Yeah, a lot of those experiments do end pretty sadly.
People think they can coexist with these wild animals, but don't realize going into it how wild they really are.
What's interesting to me is that you really see the two social systems coming together. Sometimes wolves' social behavior frustrates human owners or observers, especially if they become attached to the animals. Someone might become attached to the leader of the pack, for example, but then that leadership gets supplanted and the wolf starts behaving differently. Or the person finds him or herself having to protect the animal because its social station has changed and the pack may have decided to kill or ostracize it. When wolves are out on their own, these politics play out without any sentimentalizing. But when humans get involved it becomes much more complicated.
You explain in the book that to some extent the eradication of wolves in this country has been largely unavoidable—if not, in many cases, justified—particularly in cases where wolves have interfered with people's ability to practice agriculture or animal husbandry. Is this "agricultural context" of wolf killing still something that should be given fair consideration in our efforts to reintroduce wolves?
The ranchers in the west won't let you not consider it.
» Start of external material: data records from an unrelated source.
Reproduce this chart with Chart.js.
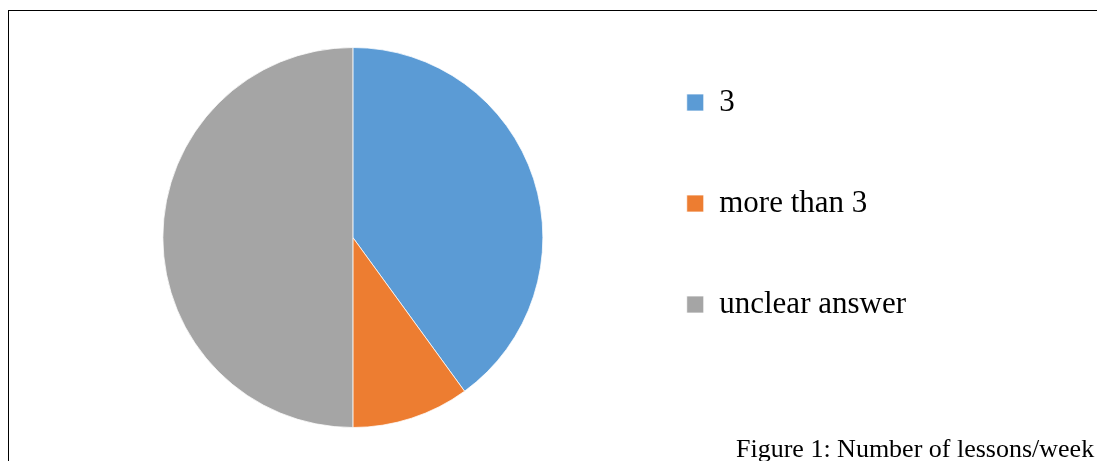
<!DOCTYPE html>
<html>
<head>
<meta charset="utf-8">
<script src="https://cdn.jsdelivr.net/npm/chart.js@4/dist/chart.umd.min.js"></script>
<style>
  html, body { margin: 0; padding: 0; background: #fff; overflow: hidden; }
  #frame {
    position: absolute; left: 8px; top: 10px; width: 1200px; height: 600px;
    border: 1.5px solid #000; box-sizing: border-box;
  }
  #wrap { position: absolute; left: 0; top: 0; width: 1097px; height: 461px; }
  #caption {
    position: absolute; left: 736px; top: 434px; white-space: nowrap;
    font-family: "Liberation Serif", "Times New Roman", serif; font-size: 26px; color: #000;
  }
</style>
</head>
<body>
<div id="frame"></div>
<div id="wrap"><canvas id="lessons"></canvas></div>
<div id="caption">Figure 1: Number of lessons/week</div>
<script>
// Données (en %)
const categories = ["3", "more than 3", "unclear answer"];
const values = [40, 10, 50];
const colors = ["#5B9BD5", "#ED7D31", "#A5A5A5"];

const ctx = document.getElementById("lessons").getContext("2d");
const pieChart = new Chart(ctx, {
  type: "pie",
  data: {
    labels: categories,
    datasets: [
      {
        data: values,
        backgroundColor: colors,
        borderColor: "#ffffff",
        borderWidth: 0.75,
        radius: 190,
      },
    ],
  },
  options: {
    responsive: true,
    maintainAspectRatio: false,
    animation: false,
    layout: {
      padding: { left: 89, right: 181, top: 17, bottom: 3 },
    },
    plugins: {
      tooltip: { enabled: false },
      legend: {
        position: "right",
        align: "start",
        labels: {
          color: "#000",
          boxWidth: 17,
          boxHeight: 17,
          padding: 70,
          font: { family: "'Liberation Serif', 'Times New Roman', serif", size: 31 },
        },
      },
    },
  },
});
</script>
</body>
</html>
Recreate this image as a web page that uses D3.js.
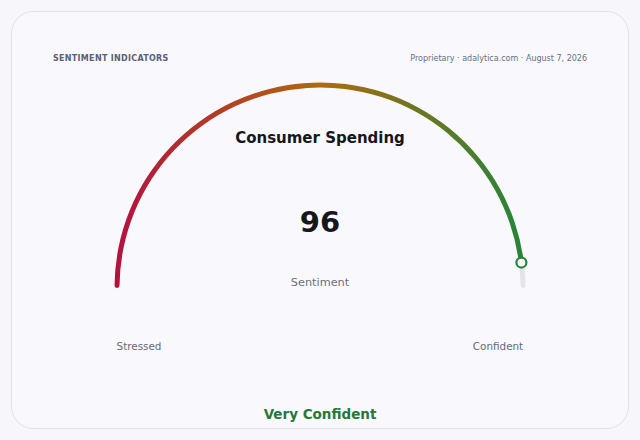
<!DOCTYPE html>
<html>
<head>
<meta charset="utf-8">
<script src="https://cdn.jsdelivr.net/npm/d3@7"></script>
<style>
  html, body { margin: 0; padding: 0; background: #f7f7fb; }
  svg { display: block; font-family: "DejaVu Sans", sans-serif; }
</style>
</head>
<body>
<svg id="chart" width="640" height="440"></svg>
<script>
// gauge data
let gaugeTitle = "Consumer Spending"
let gaugeValue = 96
let gaugeDomain = [0, 100]
let gaugeEndLabels = ["Stressed", "Confident"]
let gaugeUnit = "Sentiment"
let gaugeStatus = "Very Confident"
let gradientStops = [
    {offset: "0%", color: "#b3123f"},
    {offset: "50%", color: "#b0690e"},
    {offset: "100%", color: "#26843a"}
]

let svg = d3.select("#chart")

let cx = 320
let cy = 288
let radius = 203
let thick = 5

// card
svg.append("rect")
    .attr("x", 11.5)
    .attr("y", 11.5)
    .attr("width", 617)
    .attr("height", 417)
    .attr("rx", 22)
    .attr("fill", "#f9f9fd")
    .attr("stroke", "#e1e1ea")

svg.append("text")
    .attr("x", 53)
    .attr("y", 61)
    .attr("font-size", 8)
    .attr("font-weight", "bold")
    .attr("letter-spacing", 0.3)
    .attr("fill", "#5b6075")
    .text("SENTIMENT INDICATORS")

svg.append("text")
    .attr("x", 587)
    .attr("y", 61)
    .attr("text-anchor", "end")
    .attr("font-size", 8)
    .attr("fill", "#6a6e80")
    .text("Proprietary · adalytica.com · August 7, 2026")

let angle = d3.scaleLinear()
    .domain(gaugeDomain)
    .range([-Math.PI / 2, Math.PI / 2])

let grad = svg.append("defs").append("linearGradient")
    .attr("id", "gaugeGrad")
    .attr("gradientUnits", "userSpaceOnUse")
    .attr("x1", -radius)
    .attr("y1", 0)
    .attr("x2", radius)
    .attr("y2", 0)
grad.selectAll("stop")
    .data(gradientStops)
    .enter()
    .append("stop")
    .attr("offset", d => d.offset)
    .attr("stop-color", d => d.color)

let arc = d3.arc()
    .innerRadius(radius - thick / 2)
    .outerRadius(radius + thick / 2)
    .cornerRadius(thick / 2)

let g = svg.append("g").attr("transform", `translate(${cx},${cy})`)

// track (remaining part)
g.append("path")
    .attr("d", arc({startAngle: angle(gaugeValue), endAngle: angle(gaugeDomain[1])}))
    .attr("fill", "#e3e3ea")

// value arc
g.append("path")
    .attr("d", arc({startAngle: angle(gaugeDomain[0]), endAngle: angle(gaugeValue)}))
    .attr("fill", "url(#gaugeGrad)")

// marker
let ma = angle(gaugeValue)
g.append("circle")
    .attr("cx", radius * Math.sin(ma))
    .attr("cy", -radius * Math.cos(ma))
    .attr("r", 5)
    .attr("fill", "#ffffff")
    .attr("stroke", "#26843a")
    .attr("stroke-width", 2.2)

svg.append("text")
    .attr("x", cx)
    .attr("y", 143)
    .attr("text-anchor", "middle")
    .attr("font-size", 15)
    .attr("font-weight", "bold")
    .attr("fill", "#16171d")
    .text(gaugeTitle)

svg.append("text")
    .attr("x", cx)
    .attr("y", 232)
    .attr("text-anchor", "middle")
    .attr("font-size", 29)
    .attr("font-weight", "bold")
    .attr("fill", "#16171d")
    .text(gaugeValue)

svg.append("text")
    .attr("x", cx)
    .attr("y", 286)
    .attr("text-anchor", "middle")
    .attr("font-size", 11.3)
    .attr("fill", "#6a6e7c")
    .text(gaugeUnit)

svg.selectAll(".end-label")
    .data(gaugeEndLabels)
    .enter()
    .append("text")
    .attr("class", "end-label")
    .attr("x", (d, i) => i === 0 ? 139 : 498)
    .attr("y", 350)
    .attr("text-anchor", "middle")
    .attr("font-size", 10.4)
    .attr("fill", "#666a78")
    .text(d => d)

svg.append("text")
    .attr("x", cx)
    .attr("y", 419)
    .attr("text-anchor", "middle")
    .attr("font-size", 13.5)
    .attr("font-weight", "bold")
    .attr("fill", "#26773a")
    .text(gaugeStatus)
</script>
</body>
</html>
I tried to make the point that you do have this shift in opinion toward protecting wolves, which is a pretty dramatic change if you look at the past history and how unanimous wolf-hating was among Euro-Americans. But the shift toward protecting and appreciating wolves isn't unanimous. It's much more ambiguous. A sizeable part of the population now sees wolves in a positive light, but there's also a sizeable population—livestock owners in the west, for example—who don't like them at all, and who point to reintroduction efforts as symbols of government intrusion, which they like even less.
A wolf can't differentiate between killing an elk in a national park, which we don't disapprove of, and killing a privately owned steer on land just outside of the park, for which they can be shot. Do you think there's hope for re-introduction efforts given this problem?
I do think the reintroduction is going well. The wolves certainly have one advantage over the ranchers, which is that they're more economically viable than ranchers in terms of bringing tourists into the park. There are people who head out into Yellowstone at four o'clock every morning just to see the wolves. It's a bit of a surprise, because everyone thought the wolves would just avoid everybody. But the wolves put on a show almost every morning, and they're quite a draw.
Have you considered working on another animal history? I can imagine a number of others—the beaver? The buffalo?
Actually, for my next project I'd like to do a history of the fur trade in early America. There have been a lot of histories written about the trade, but I'd like to focus on the fur itself, and really do it from an animal's perspective. I'd like to do more than just one species, too, and go south this time—expand outside of New England.